=== Goal ===
Give back the full listing, character for character, with no pictures.

Charts and diagrams as code:
==*==

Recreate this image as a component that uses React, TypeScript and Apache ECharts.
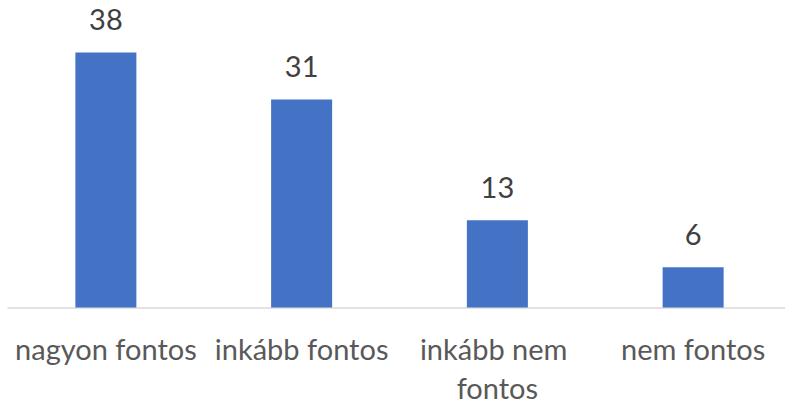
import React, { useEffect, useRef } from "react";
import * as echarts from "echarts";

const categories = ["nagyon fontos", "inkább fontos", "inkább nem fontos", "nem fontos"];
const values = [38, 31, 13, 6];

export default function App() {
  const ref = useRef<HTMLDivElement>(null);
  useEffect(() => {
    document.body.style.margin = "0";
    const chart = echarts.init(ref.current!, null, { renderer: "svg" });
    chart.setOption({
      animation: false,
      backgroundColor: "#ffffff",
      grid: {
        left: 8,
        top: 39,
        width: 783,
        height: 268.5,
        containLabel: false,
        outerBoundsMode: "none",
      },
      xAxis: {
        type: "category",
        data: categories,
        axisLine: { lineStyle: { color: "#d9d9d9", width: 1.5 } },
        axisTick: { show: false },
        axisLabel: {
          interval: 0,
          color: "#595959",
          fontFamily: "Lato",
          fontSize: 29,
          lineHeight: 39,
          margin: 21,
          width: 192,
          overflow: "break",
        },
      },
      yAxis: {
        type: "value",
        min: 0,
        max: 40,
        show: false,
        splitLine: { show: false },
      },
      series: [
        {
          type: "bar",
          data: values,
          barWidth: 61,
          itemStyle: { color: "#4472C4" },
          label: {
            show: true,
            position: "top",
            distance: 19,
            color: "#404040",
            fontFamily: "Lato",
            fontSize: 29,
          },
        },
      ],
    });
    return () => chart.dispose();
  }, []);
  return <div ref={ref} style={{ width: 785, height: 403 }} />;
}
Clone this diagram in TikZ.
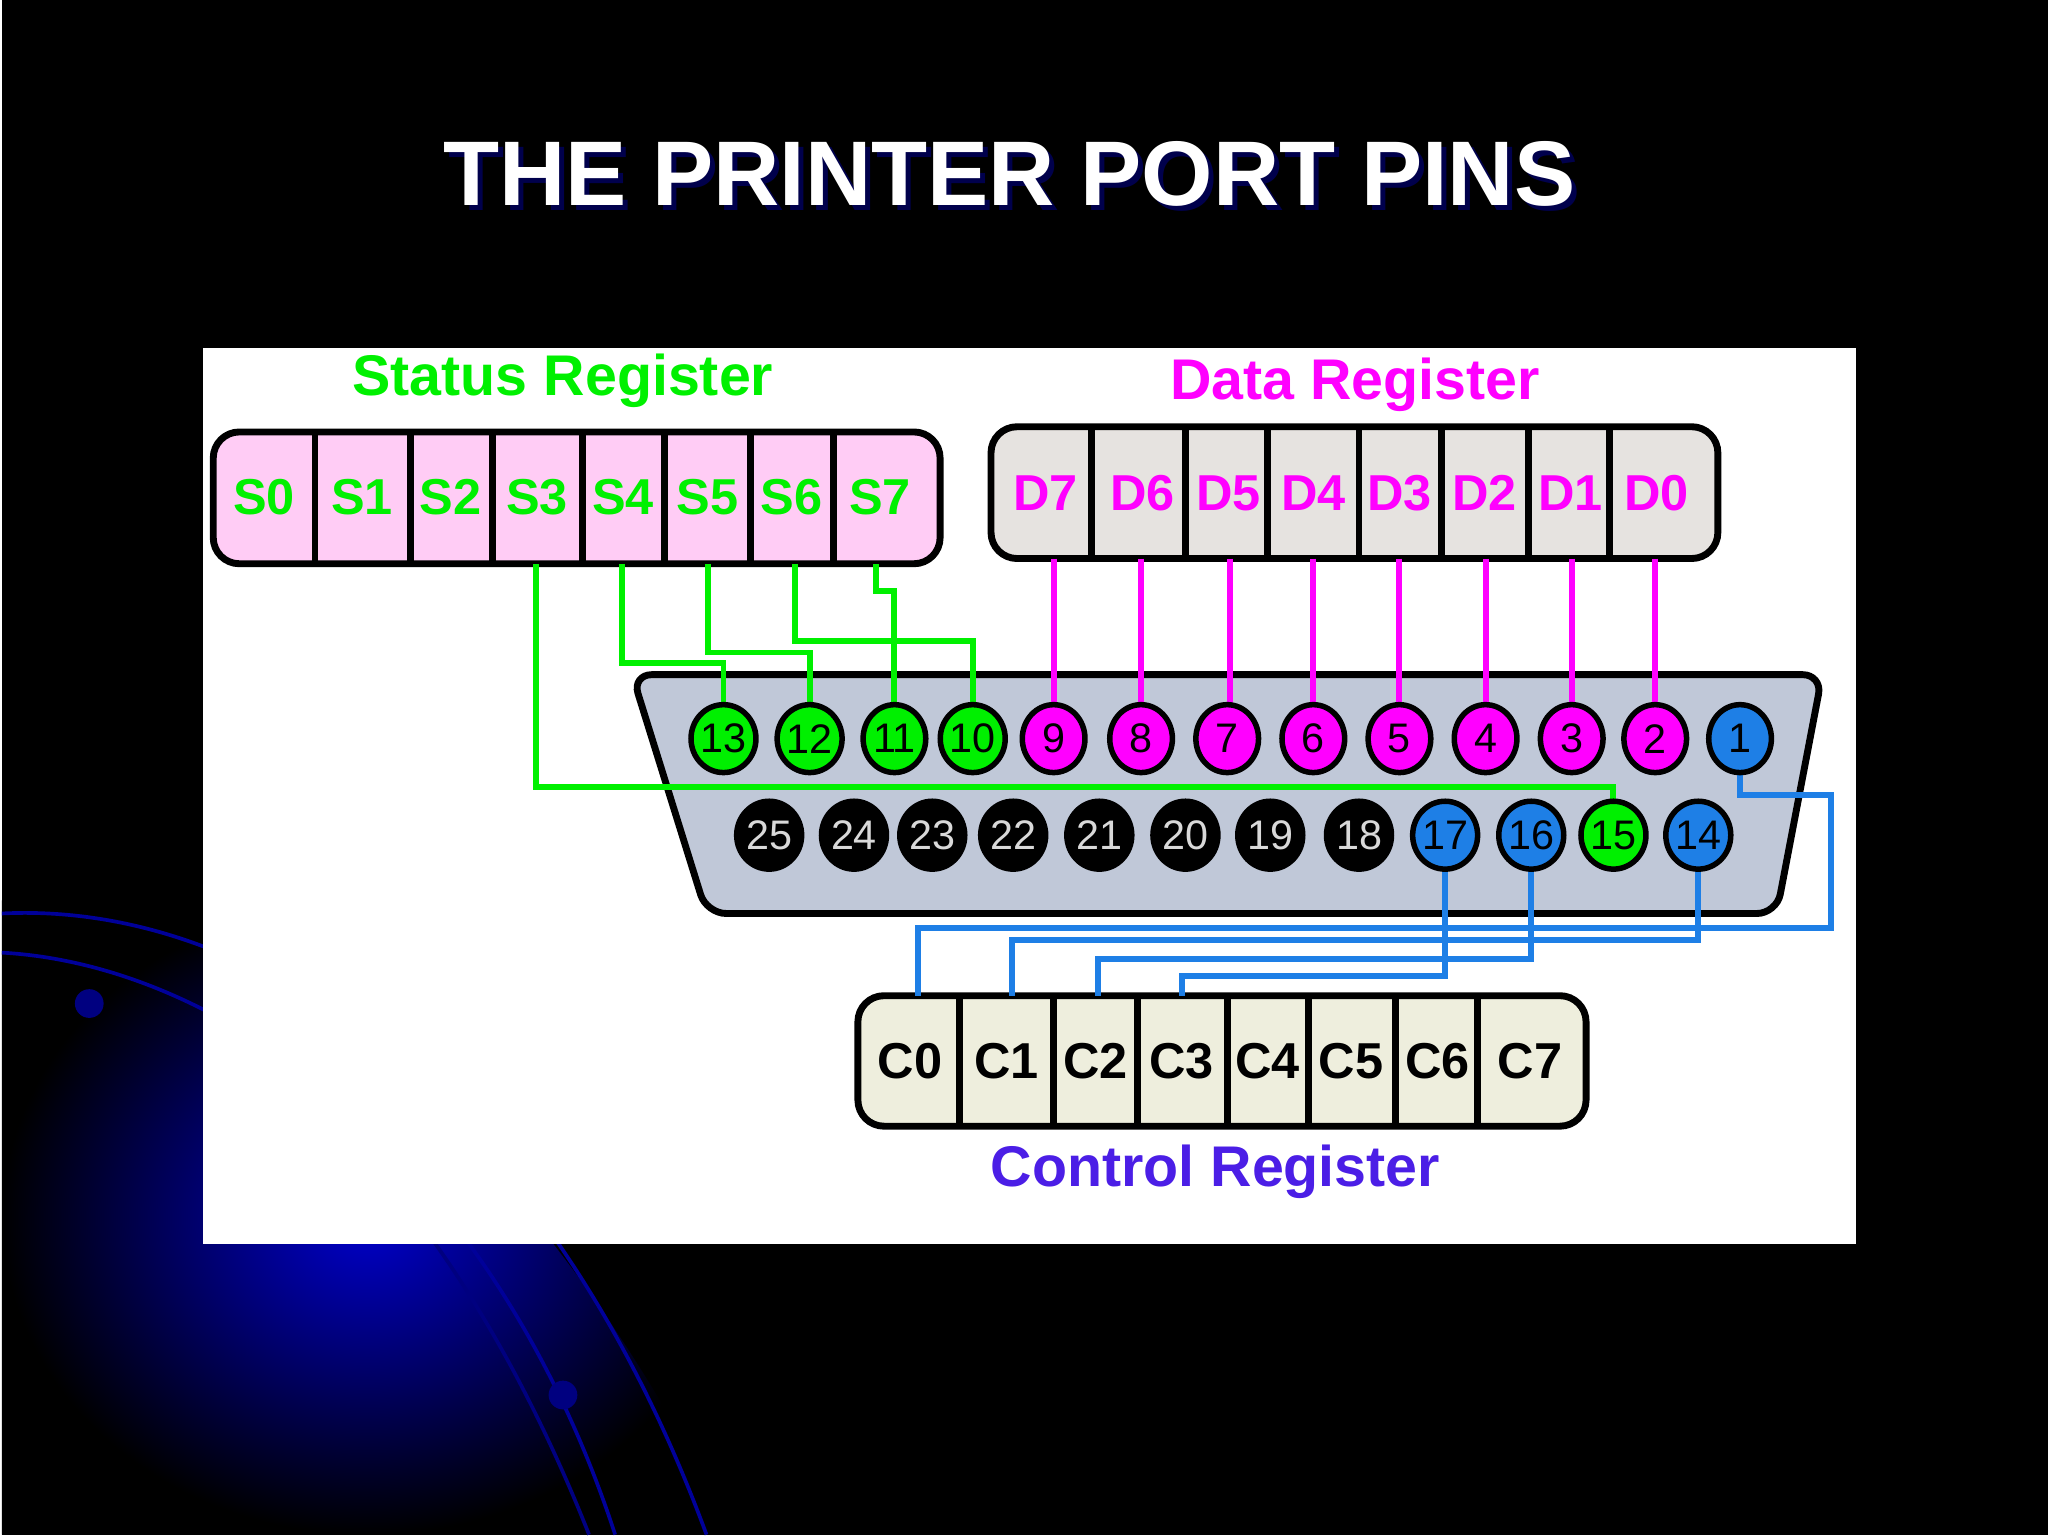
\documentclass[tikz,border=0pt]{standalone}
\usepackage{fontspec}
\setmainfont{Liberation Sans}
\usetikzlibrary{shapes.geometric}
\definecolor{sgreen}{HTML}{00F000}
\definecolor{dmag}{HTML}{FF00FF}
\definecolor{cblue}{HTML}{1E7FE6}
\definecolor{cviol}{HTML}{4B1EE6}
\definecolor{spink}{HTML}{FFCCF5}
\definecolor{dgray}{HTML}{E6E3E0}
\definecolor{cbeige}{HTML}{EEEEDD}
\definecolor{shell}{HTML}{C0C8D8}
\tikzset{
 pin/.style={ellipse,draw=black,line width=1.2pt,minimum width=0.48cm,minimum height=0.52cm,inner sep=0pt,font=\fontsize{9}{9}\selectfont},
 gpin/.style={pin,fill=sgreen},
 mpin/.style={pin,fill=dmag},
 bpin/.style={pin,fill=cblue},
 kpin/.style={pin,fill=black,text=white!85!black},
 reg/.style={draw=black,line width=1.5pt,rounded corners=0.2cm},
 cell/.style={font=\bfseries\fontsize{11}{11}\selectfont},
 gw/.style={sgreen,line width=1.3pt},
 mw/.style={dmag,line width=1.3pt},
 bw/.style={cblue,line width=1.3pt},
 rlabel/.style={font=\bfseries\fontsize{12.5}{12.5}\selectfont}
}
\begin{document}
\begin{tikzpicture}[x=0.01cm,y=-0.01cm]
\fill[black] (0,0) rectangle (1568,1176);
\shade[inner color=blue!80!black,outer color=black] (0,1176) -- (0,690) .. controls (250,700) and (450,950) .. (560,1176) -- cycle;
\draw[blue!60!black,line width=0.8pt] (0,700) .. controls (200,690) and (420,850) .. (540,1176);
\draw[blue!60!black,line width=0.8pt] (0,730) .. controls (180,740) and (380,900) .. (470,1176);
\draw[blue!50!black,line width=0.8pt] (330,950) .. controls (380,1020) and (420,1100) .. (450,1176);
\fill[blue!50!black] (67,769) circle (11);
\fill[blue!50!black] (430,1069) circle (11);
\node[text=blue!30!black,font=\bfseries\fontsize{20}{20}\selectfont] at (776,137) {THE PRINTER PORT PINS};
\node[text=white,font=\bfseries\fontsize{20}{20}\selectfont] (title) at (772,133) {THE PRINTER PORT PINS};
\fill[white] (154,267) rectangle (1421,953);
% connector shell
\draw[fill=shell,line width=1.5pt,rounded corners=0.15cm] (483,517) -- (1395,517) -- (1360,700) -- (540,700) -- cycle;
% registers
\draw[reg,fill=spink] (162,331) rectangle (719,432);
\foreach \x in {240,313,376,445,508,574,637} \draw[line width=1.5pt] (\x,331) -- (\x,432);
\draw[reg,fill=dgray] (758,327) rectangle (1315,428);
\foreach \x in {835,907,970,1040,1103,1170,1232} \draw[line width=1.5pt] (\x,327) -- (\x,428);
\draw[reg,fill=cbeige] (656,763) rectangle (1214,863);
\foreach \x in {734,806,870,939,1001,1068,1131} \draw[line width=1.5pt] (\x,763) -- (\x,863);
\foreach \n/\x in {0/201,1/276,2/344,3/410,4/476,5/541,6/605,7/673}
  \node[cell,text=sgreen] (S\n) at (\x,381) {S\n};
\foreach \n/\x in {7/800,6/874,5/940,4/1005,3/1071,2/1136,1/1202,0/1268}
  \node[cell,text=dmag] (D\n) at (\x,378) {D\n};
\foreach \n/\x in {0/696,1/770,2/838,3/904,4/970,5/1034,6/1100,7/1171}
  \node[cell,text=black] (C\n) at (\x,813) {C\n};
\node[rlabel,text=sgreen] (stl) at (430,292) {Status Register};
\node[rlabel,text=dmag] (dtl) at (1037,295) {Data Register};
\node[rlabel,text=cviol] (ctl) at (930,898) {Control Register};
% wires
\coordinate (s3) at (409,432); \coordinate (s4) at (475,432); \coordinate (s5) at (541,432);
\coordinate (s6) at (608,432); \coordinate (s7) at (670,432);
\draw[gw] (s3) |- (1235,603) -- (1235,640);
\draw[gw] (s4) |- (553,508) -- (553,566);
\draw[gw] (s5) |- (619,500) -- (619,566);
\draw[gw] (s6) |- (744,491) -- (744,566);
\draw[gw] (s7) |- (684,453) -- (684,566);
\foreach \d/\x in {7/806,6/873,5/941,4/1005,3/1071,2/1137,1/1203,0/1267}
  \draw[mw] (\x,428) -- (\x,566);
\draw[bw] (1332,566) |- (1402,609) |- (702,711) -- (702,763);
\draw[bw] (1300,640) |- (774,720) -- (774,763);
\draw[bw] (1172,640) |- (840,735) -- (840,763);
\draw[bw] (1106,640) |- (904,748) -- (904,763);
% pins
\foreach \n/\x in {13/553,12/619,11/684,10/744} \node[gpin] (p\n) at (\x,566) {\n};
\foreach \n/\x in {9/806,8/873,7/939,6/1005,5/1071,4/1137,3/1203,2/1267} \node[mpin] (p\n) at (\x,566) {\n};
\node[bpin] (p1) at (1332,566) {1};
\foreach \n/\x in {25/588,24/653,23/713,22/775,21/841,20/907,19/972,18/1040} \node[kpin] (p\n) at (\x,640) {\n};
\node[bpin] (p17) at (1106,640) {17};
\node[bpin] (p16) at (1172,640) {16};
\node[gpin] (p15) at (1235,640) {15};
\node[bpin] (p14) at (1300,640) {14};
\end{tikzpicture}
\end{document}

==*==

=== Answer below ===
Recreate this image as a component that uses React, TypeScript and Apache ECharts.
import React, { useEffect, useRef } from "react";
import * as echarts from "echarts";

const categories = ["nagyon fontos", "inkább fontos", "inkább nem fontos", "nem fontos"];
const values = [38, 31, 13, 6];

export default function App() {
  const ref = useRef<HTMLDivElement>(null);
  useEffect(() => {
    document.body.style.margin = "0";
    const chart = echarts.init(ref.current!, null, { renderer: "svg" });
    chart.setOption({
      animation: false,
      backgroundColor: "#ffffff",
      grid: {
        left: 8,
        top: 39,
        width: 783,
        height: 268.5,
        containLabel: false,
        outerBoundsMode: "none",
      },
      xAxis: {
        type: "category",
        data: categories,
        axisLine: { lineStyle: { color: "#d9d9d9", width: 1.5 } },
        axisTick: { show: false },
        axisLabel: {
          interval: 0,
          color: "#595959",
          fontFamily: "Lato",
          fontSize: 29,
          lineHeight: 39,
          margin: 21,
          width: 192,
          overflow: "break",
        },
      },
      yAxis: {
        type: "value",
        min: 0,
        max: 40,
        show: false,
        splitLine: { show: false },
      },
      series: [
        {
          type: "bar",
          data: values,
          barWidth: 61,
          itemStyle: { color: "#4472C4" },
          label: {
            show: true,
            position: "top",
            distance: 19,
            color: "#404040",
            fontFamily: "Lato",
            fontSize: 29,
          },
        },
      ],
    });
    return () => chart.dispose();
  }, []);
  return <div ref={ref} style={{ width: 785, height: 403 }} />;
}
Clone this diagram in TikZ.
\documentclass[tikz,border=0pt]{standalone}
\usepackage{fontspec}
\setmainfont{Liberation Sans}
\usetikzlibrary{shapes.geometric}
\definecolor{sgreen}{HTML}{00F000}
\definecolor{dmag}{HTML}{FF00FF}
\definecolor{cblue}{HTML}{1E7FE6}
\definecolor{cviol}{HTML}{4B1EE6}
\definecolor{spink}{HTML}{FFCCF5}
\definecolor{dgray}{HTML}{E6E3E0}
\definecolor{cbeige}{HTML}{EEEEDD}
\definecolor{shell}{HTML}{C0C8D8}
\tikzset{
 pin/.style={ellipse,draw=black,line width=1.2pt,minimum width=0.48cm,minimum height=0.52cm,inner sep=0pt,font=\fontsize{9}{9}\selectfont},
 gpin/.style={pin,fill=sgreen},
 mpin/.style={pin,fill=dmag},
 bpin/.style={pin,fill=cblue},
 kpin/.style={pin,fill=black,text=white!85!black},
 reg/.style={draw=black,line width=1.5pt,rounded corners=0.2cm},
 cell/.style={font=\bfseries\fontsize{11}{11}\selectfont},
 gw/.style={sgreen,line width=1.3pt},
 mw/.style={dmag,line width=1.3pt},
 bw/.style={cblue,line width=1.3pt},
 rlabel/.style={font=\bfseries\fontsize{12.5}{12.5}\selectfont}
}
\begin{document}
\begin{tikzpicture}[x=0.01cm,y=-0.01cm]
\fill[black] (0,0) rectangle (1568,1176);
\shade[inner color=blue!80!black,outer color=black] (0,1176) -- (0,690) .. controls (250,700) and (450,950) .. (560,1176) -- cycle;
\draw[blue!60!black,line width=0.8pt] (0,700) .. controls (200,690) and (420,850) .. (540,1176);
\draw[blue!60!black,line width=0.8pt] (0,730) .. controls (180,740) and (380,900) .. (470,1176);
\draw[blue!50!black,line width=0.8pt] (330,950) .. controls (380,1020) and (420,1100) .. (450,1176);
\fill[blue!50!black] (67,769) circle (11);
\fill[blue!50!black] (430,1069) circle (11);
\node[text=blue!30!black,font=\bfseries\fontsize{20}{20}\selectfont] at (776,137) {THE PRINTER PORT PINS};
\node[text=white,font=\bfseries\fontsize{20}{20}\selectfont] (title) at (772,133) {THE PRINTER PORT PINS};
\fill[white] (154,267) rectangle (1421,953);
% connector shell
\draw[fill=shell,line width=1.5pt,rounded corners=0.15cm] (483,517) -- (1395,517) -- (1360,700) -- (540,700) -- cycle;
% registers
\draw[reg,fill=spink] (162,331) rectangle (719,432);
\foreach \x in {240,313,376,445,508,574,637} \draw[line width=1.5pt] (\x,331) -- (\x,432);
\draw[reg,fill=dgray] (758,327) rectangle (1315,428);
\foreach \x in {835,907,970,1040,1103,1170,1232} \draw[line width=1.5pt] (\x,327) -- (\x,428);
\draw[reg,fill=cbeige] (656,763) rectangle (1214,863);
\foreach \x in {734,806,870,939,1001,1068,1131} \draw[line width=1.5pt] (\x,763) -- (\x,863);
\foreach \n/\x in {0/201,1/276,2/344,3/410,4/476,5/541,6/605,7/673}
  \node[cell,text=sgreen] (S\n) at (\x,381) {S\n};
\foreach \n/\x in {7/800,6/874,5/940,4/1005,3/1071,2/1136,1/1202,0/1268}
  \node[cell,text=dmag] (D\n) at (\x,378) {D\n};
\foreach \n/\x in {0/696,1/770,2/838,3/904,4/970,5/1034,6/1100,7/1171}
  \node[cell,text=black] (C\n) at (\x,813) {C\n};
\node[rlabel,text=sgreen] (stl) at (430,292) {Status Register};
\node[rlabel,text=dmag] (dtl) at (1037,295) {Data Register};
\node[rlabel,text=cviol] (ctl) at (930,898) {Control Register};
% wires
\coordinate (s3) at (409,432); \coordinate (s4) at (475,432); \coordinate (s5) at (541,432);
\coordinate (s6) at (608,432); \coordinate (s7) at (670,432);
\draw[gw] (s3) |- (1235,603) -- (1235,640);
\draw[gw] (s4) |- (553,508) -- (553,566);
\draw[gw] (s5) |- (619,500) -- (619,566);
\draw[gw] (s6) |- (744,491) -- (744,566);
\draw[gw] (s7) |- (684,453) -- (684,566);
\foreach \d/\x in {7/806,6/873,5/941,4/1005,3/1071,2/1137,1/1203,0/1267}
  \draw[mw] (\x,428) -- (\x,566);
\draw[bw] (1332,566) |- (1402,609) |- (702,711) -- (702,763);
\draw[bw] (1300,640) |- (774,720) -- (774,763);
\draw[bw] (1172,640) |- (840,735) -- (840,763);
\draw[bw] (1106,640) |- (904,748) -- (904,763);
% pins
\foreach \n/\x in {13/553,12/619,11/684,10/744} \node[gpin] (p\n) at (\x,566) {\n};
\foreach \n/\x in {9/806,8/873,7/939,6/1005,5/1071,4/1137,3/1203,2/1267} \node[mpin] (p\n) at (\x,566) {\n};
\node[bpin] (p1) at (1332,566) {1};
\foreach \n/\x in {25/588,24/653,23/713,22/775,21/841,20/907,19/972,18/1040} \node[kpin] (p\n) at (\x,640) {\n};
\node[bpin] (p17) at (1106,640) {17};
\node[bpin] (p16) at (1172,640) {16};
\node[gpin] (p15) at (1235,640) {15};
\node[bpin] (p14) at (1300,640) {14};
\end{tikzpicture}
\end{document}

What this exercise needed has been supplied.